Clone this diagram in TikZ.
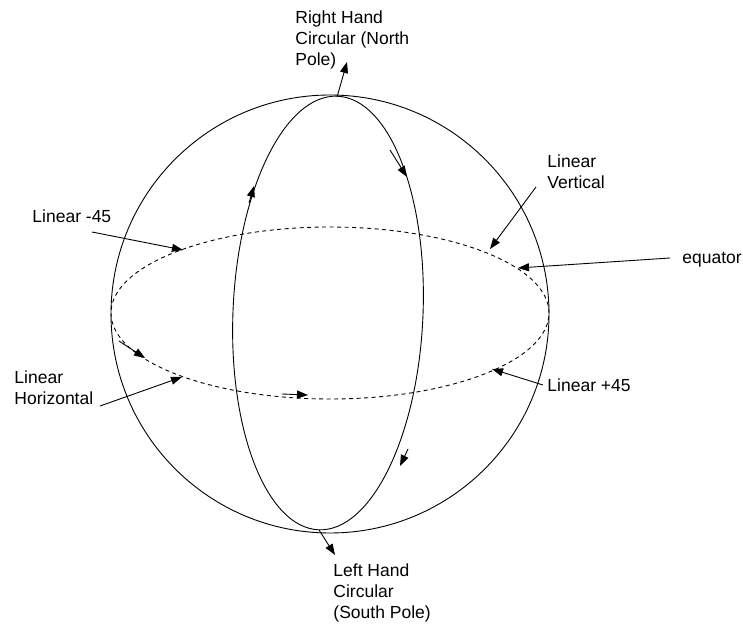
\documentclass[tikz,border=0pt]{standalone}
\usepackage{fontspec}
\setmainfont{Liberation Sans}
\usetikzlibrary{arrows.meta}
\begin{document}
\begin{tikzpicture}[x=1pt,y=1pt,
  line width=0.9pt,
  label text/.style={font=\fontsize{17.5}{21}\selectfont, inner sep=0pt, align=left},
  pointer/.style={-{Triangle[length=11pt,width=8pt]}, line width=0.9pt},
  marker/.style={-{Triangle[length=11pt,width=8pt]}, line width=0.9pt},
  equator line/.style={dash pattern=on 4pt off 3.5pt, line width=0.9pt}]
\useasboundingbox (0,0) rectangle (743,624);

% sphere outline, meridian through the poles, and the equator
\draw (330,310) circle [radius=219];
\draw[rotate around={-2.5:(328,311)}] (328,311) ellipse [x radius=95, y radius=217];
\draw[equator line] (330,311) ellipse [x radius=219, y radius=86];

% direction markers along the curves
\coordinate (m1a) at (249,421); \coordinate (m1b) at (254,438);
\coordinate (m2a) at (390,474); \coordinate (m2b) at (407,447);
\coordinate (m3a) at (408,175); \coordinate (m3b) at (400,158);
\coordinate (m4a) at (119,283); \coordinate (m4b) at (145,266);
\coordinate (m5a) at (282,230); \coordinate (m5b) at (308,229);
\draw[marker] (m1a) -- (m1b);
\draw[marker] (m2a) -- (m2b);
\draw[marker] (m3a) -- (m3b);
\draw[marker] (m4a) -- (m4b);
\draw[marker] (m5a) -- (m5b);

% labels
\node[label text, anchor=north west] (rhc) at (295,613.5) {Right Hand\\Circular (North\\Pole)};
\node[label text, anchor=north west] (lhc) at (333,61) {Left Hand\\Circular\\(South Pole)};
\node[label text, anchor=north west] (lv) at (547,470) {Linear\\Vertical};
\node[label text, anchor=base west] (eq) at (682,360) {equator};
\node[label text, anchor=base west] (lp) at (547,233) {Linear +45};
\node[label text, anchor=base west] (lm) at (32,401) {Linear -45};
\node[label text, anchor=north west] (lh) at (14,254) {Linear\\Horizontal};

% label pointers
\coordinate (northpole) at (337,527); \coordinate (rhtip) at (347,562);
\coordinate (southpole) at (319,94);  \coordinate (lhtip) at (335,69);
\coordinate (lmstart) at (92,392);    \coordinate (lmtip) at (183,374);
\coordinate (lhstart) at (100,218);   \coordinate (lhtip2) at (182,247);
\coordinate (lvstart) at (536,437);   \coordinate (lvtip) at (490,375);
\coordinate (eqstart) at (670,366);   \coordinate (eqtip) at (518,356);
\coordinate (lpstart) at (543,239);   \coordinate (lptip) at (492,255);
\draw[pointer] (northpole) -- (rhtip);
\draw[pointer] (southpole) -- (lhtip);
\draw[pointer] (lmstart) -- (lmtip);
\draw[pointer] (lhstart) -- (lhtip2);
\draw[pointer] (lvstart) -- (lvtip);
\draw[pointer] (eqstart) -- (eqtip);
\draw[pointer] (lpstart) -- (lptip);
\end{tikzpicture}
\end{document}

··········

▶ [What you are asked to do]
Leave out the pictures, then repeat the listing above exactly from its first line to the line with "(m5a) -- (m5b);", inclusive.

▶ [Correct answer]
Clone this diagram in TikZ.
\documentclass[tikz,border=0pt]{standalone}
\usepackage{fontspec}
\setmainfont{Liberation Sans}
\usetikzlibrary{arrows.meta}
\begin{document}
\begin{tikzpicture}[x=1pt,y=1pt,
  line width=0.9pt,
  label text/.style={font=\fontsize{17.5}{21}\selectfont, inner sep=0pt, align=left},
  pointer/.style={-{Triangle[length=11pt,width=8pt]}, line width=0.9pt},
  marker/.style={-{Triangle[length=11pt,width=8pt]}, line width=0.9pt},
  equator line/.style={dash pattern=on 4pt off 3.5pt, line width=0.9pt}]
\useasboundingbox (0,0) rectangle (743,624);

% sphere outline, meridian through the poles, and the equator
\draw (330,310) circle [radius=219];
\draw[rotate around={-2.5:(328,311)}] (328,311) ellipse [x radius=95, y radius=217];
\draw[equator line] (330,311) ellipse [x radius=219, y radius=86];

% direction markers along the curves
\coordinate (m1a) at (249,421); \coordinate (m1b) at (254,438);
\coordinate (m2a) at (390,474); \coordinate (m2b) at (407,447);
\coordinate (m3a) at (408,175); \coordinate (m3b) at (400,158);
\coordinate (m4a) at (119,283); \coordinate (m4b) at (145,266);
\coordinate (m5a) at (282,230); \coordinate (m5b) at (308,229);
\draw[marker] (m1a) -- (m1b);
\draw[marker] (m2a) -- (m2b);
\draw[marker] (m3a) -- (m3b);
\draw[marker] (m4a) -- (m4b);
\draw[marker] (m5a) -- (m5b);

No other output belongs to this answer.